Brussels’ quiet revolution in corporate regulation
The European Commission’s plan to overhaul company law across the bloc is being described in Brussels as one of its most ambitious legal projects in years — and potentially the most consequential for European business since the introduction of the single market.
While the headlines have been dominated by the EU’s green and digital agendas, this initiative, still in draft form, aims to modernise how companies are formed, governed and held accountable across 27 member states. If implemented, it would signal a new chapter in the continent’s regulatory philosophy: the pursuit of not just a single market, but a single corporate identity.
At its core, the proposal seeks to harmonise a patchwork of national rules governing everything from cross-border mergers to digital incorporation. The aim is twofold — to remove administrative barriers that hinder business mobility, and to align corporate governance with the EU’s broader sustainability goals.
For policymakers, it is a logical next step. For business leaders, it feels like the most ambitious European experiment since the euro.
From single market to single governance
Behind the technical language lies a political vision: Europe wants to ensure that its corporations reflect its social and environmental values. The draft package — expected to be finalised in early 2026 — extends far beyond accounting or registration procedures. It would impose tougher disclosure requirements on multinationals operating in multiple member states, expand directors’ liability in sustainability reporting, and enable digital-only company formation across borders.
Critics say Brussels risks creating a compliance labyrinth; supporters argue it will make European firms more transparent, credible and competitive in a world increasingly defined by ESG expectations.

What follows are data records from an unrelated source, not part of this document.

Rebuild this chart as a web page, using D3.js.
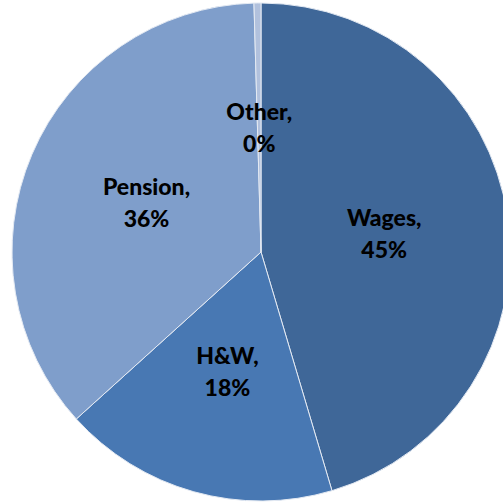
<!DOCTYPE html>
<html>
<head>
<meta charset="utf-8">
<script src="https://cdn.jsdelivr.net/npm/d3@7"></script>
<style>
  html, body { margin: 0; padding: 0; background: #fff; }
  svg { display: block; }
</style>
</head>
<body>
<svg id="chart" width="503" height="502"></svg>
<script>
// Compensation split by category (percent of total)
const categories = ["Wages", "H&W", "Pension", "Other"];
const shares = [45.4, 17.9, 36.25, 0.45];
const colors = ["#3f6798", "#4878b3", "#7f9ecb", "#b1c1dd"];

const data = categories.map((c, i) => ({ name: c, value: shares[i], color: colors[i] }));

const svg = d3.select("#chart");
const cx = 261, cy = 252, radius = 249;

const pie = d3.pie().sort(null).value(d => d.value);
const arc = d3.arc().innerRadius(0).outerRadius(radius);

const g = svg.append("g").attr("transform", `translate(${cx},${cy})`);

const arcs = pie(data);

g.selectAll("path.slice")
  .data(arcs)
  .join("path")
  .attr("class", "slice")
  .attr("d", arc)
  .attr("fill", d => d.data.color)
  .attr("stroke", "#e4eaf3")
  .attr("stroke-width", 1);

const fmt = v => Math.round(v) + "%";

const labels = g.selectAll("text.label")
  .data(arcs)
  .join("text")
  .attr("class", "label")
  .attr("transform", d => `translate(${arc.centroid(d)})`)
  .attr("text-anchor", "middle")
  .style("font-family", "Lato, 'Open Sans', sans-serif")
  .style("font-weight", "900")
  .style("font-size", "23px")
  .attr("fill", "#000");

labels.append("tspan")
  .attr("x", 0)
  .attr("y", -8)
  .text(d => d.data.name + ",");

labels.append("tspan")
  .attr("x", 0)
  .attr("y", 24)
  .text(d => fmt(d.data.value));
</script>
</body>
</html>
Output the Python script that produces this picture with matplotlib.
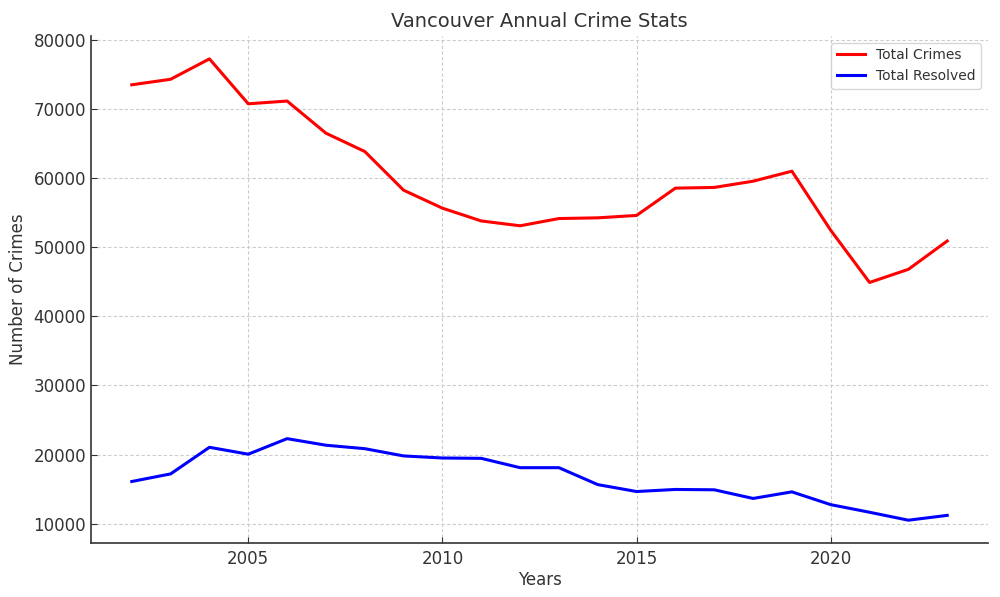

One Commission official describes it as “the next step in the maturation of European capitalism” — a shift from competition policy towards corporate coherence.
Yet the effort comes at a politically delicate moment. Several member states, including Ireland and the Netherlands, have quietly resisted any move that could erode their national autonomy in corporate law. Both countries have benefited from flexible frameworks that attract multinationals and investment. Others, notably France and Germany, view harmonisation as essential for fairness and enforcement. Balancing these positions will be one of Brussels’ toughest tasks.
Business reaction: cautious optimism and quiet anxiety
In boardrooms and legal departments, the reaction has been mixed. Many multinationals privately welcome the prospect of uniform standards that simplify compliance. For cross-border companies, today’s patchwork of national rules translates into costly legal duplication and regulatory uncertainty.
But smaller firms and family-owned businesses — which make up the bulk of the EU’s corporate landscape — worry about an added administrative burden. The fear is that the new regime, though well-intentioned, could tilt the playing field further towards large corporations with deep compliance teams.
Investors, too, are paying attention. A harmonised European framework could bring more consistency to ESG metrics, making it easier to compare companies across borders. But if implementation is clumsy, it could create uncertainty and chill capital flows just as Europe needs private investment to drive green and digital transitions.
For the legal community, the proposals represent both an opportunity and a risk. A uniform regime could invigorate the EU’s corporate legal profession, but it also raises uncomfortable questions about sovereignty — particularly in areas such as insolvency and taxation, where member states have guarded their autonomy jealously.
The political gamble of harmonisation
Ultimately, this is as much a political project as a legal one. The Commission is betting that corporate integration can deepen Europe’s economic cohesion at a time when fiscal union and defence policy remain politically fraught. In this sense, company law becomes a quiet proxy for unity — a way to build a more seamless European economy without venturing into overtly federal territory.
Yet success is far from guaranteed. Implementation will require not only legal reform but digital infrastructure, judicial cooperation, and — crucially — trust among national regulators. The EU’s track record on similar initiatives is mixed: the promise of a “capital markets union” has lingered for a decade with limited progress. Critics fear company law reform could suffer the same fate if political momentum fades.
For now, business groups are calling for patience and pragmatism. “It’s the right ambition, but the wrong moment for overreach,” one senior European industrialist said. “We need a framework that unites, not one that fragments through complexity.”
Still, the sense in Brussels is that history favours those who move early. If the project succeeds, Europe could become the first region to combine corporate mobility, sustainability, and digital governance under a single legal umbrella — a model that could define its economic identity for decades.
Europe’s next quiet revolution
Whether Europe can pull it off will depend on the same mix of ambition and compromise that has characterised every major integration step since Maastricht. For businesses, the coming months will be a period of intense lobbying and recalibration. For policymakers, it will test whether the European project still has the imagination to reinvent itself from within.
If the single market was the foundation of Europe’s economic power, this new framework may be the scaffolding for its next evolution — one built not only on goods and capital, but on governance itself.